Cheaper if not necessarily cut-price, according to experienced XK racer and car builder Ian Mills of Twyford Moors: “If you were to start from scratch using a standard road car, you could easily spend £100,000 and more. The engine alone could account for £10,000. It’s cheaper to buy a car that’s already been done properly or just enjoy racing what you have and uprate the car as and when you can afford it. You can get 300bhp out of an XK, but even in lightly tuned form you can surprise a lot of people. You can get an XK to go very, very quickly indeed without making too many changes. And the weight distribution is better than on later XKs as the engine is mounted further back. It’s also that bit lighter, too. Really, an XK120 a great car for hillclimbing, club racing and just enjoying yourself.”

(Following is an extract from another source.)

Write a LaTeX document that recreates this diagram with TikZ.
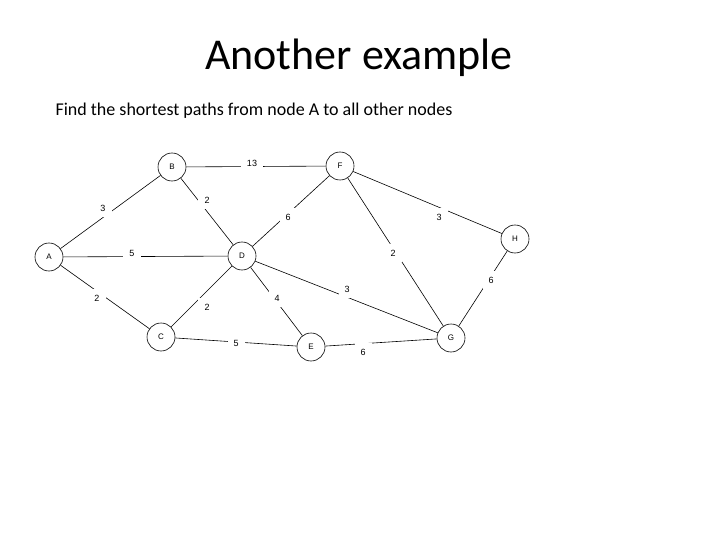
\documentclass[tikz,border=0pt]{standalone}
\usepackage{fontspec}
\setmainfont{Carlito}
\newfontfamily\arialf{Liberation Sans}
\begin{document}
\begin{tikzpicture}[x=1pt,y=-1pt,
  vert/.style={circle,draw,line width=0.6pt,minimum size=28pt,inner sep=0pt,font=\arialf\fontsize{8}{9}\selectfont},
  wt/.style={fill=white,inner sep=6pt,font=\arialf\fontsize{9}{10}\selectfont},
  edge/.style={line width=0.6pt}]
\useasboundingbox[fill=white] (0,0) rectangle (720,540);
\node (title) at (359,58) {\fontsize{44}{50}\selectfont Another example};
\node (sub) at (254,111) {\fontsize{18}{22}\selectfont Find the shortest paths from node A to all other nodes};
\node[vert] (A) at (49,257) {A};
\node[vert] (B) at (172,167) {B};
\node[vert] (F) at (340,166) {F};
\node[vert] (H) at (515,239) {H};
\node[vert] (D) at (242,256) {D};
\node[vert] (C) at (161,337) {C};
\node[vert] (E) at (311,347) {E};
\node[vert] (G) at (451,338) {G};
\foreach \a/\b in {A/B,A/D,A/C,B/F,B/D,D/F,F/H,F/G,H/G,D/G,D/E,C/D,C/E,E/G}
  \draw[edge] (\a) -- (\b);
\node[wt] (w1) at (252,163) {13};
\node[wt] (w2) at (103,208) {3};
\node[wt] (w3) at (207,200) {2};
\node[wt] (w4) at (288,217) {6};
\node[wt] (w5) at (439,217) {3};
\node[wt] (w6) at (132,253) {5};
\node[wt] (w7) at (393,253) {2};
\node[wt] (w8) at (491,280) {6};
\node[wt] (w9) at (347,289) {3};
\node[wt] (w10) at (277,298) {4};
\node[wt] (w11) at (97,298) {2};
\node[wt] (w12) at (207,307) {2};
\node[wt] (w13) at (236,343) {5};
\node[wt] (w14) at (363,352) {6};
\end{tikzpicture}
\end{document}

And you will enjoy an XK120. Though almost pre-war in make up, you’ll be surprised at how much ground you can cover in even standard form, at the sort of speeds unthinkable in anything from the same era other than the most rarefied exotica. That the XK120’s enduring straight-six would outlive the car that first bore it by more than 40 years is remarkable. That it powered everything from Le Mans winners to military hardware, world-beating saloons to powerboats, is clear evidence of the genius of those who conceived it – Claude Baily, Walter Hassan and Bill Heynes.
But more than that, Williams Lyons’ capacity for understanding mass appeal without trading integrity was without equal: the XK120 had substance below the surface flash. He just didn’t do formulaic box-tickers. Then there was his willingness to use motor sport as a platform for advancing the brand on the global stage. It’s hard to escape the gravitational pull of the XK120’s trackside legacy – without it there’d be no C or D-type. A state of affairs that is frankly too horrible to contemplate.
“I raced one.”
Barrie Williams
This effervescent veteran is a confirmed XK120 fan irregardless of the weather…
“I first drove Dick Skipworth’s ex-Ecurie Ecosse car – the only one of its kind left, I believe – at Donington for an XK-only race in 2004. It was like being entrusted with a Rembrandt but I remember the drum brakes were only good for two laps. It was great fun, though, and I did a lot of out-braking, if not always intentionally.
“Since then I’ve driven Dick’s other car on quite a few occasions. It’s much more standard than some of the other XKs out there and has the most wonderful character.
Of course, by modern standards they’re not very sophisticated, but you can surprise much more modern cars with a sorted one.
“Anyway, I suppose my best ever drive in Dick’s car was the BRDC Historic Sports Car race at Silverstone in 2006. We shouldn’t really have had a shot at winning as there was some really powerful kit out there; real racing cars including a Maserati 300S. But it bucketed down and I’m quite happy driving in the rain – it doesn’t bother me. The car really suited the conditions and rain is always a great leveller. Well, I had the most fun and beat them all, with Graeme Dodd finishing second in his Cooper Monaco. Dick is still racing the car and I’d love another go.”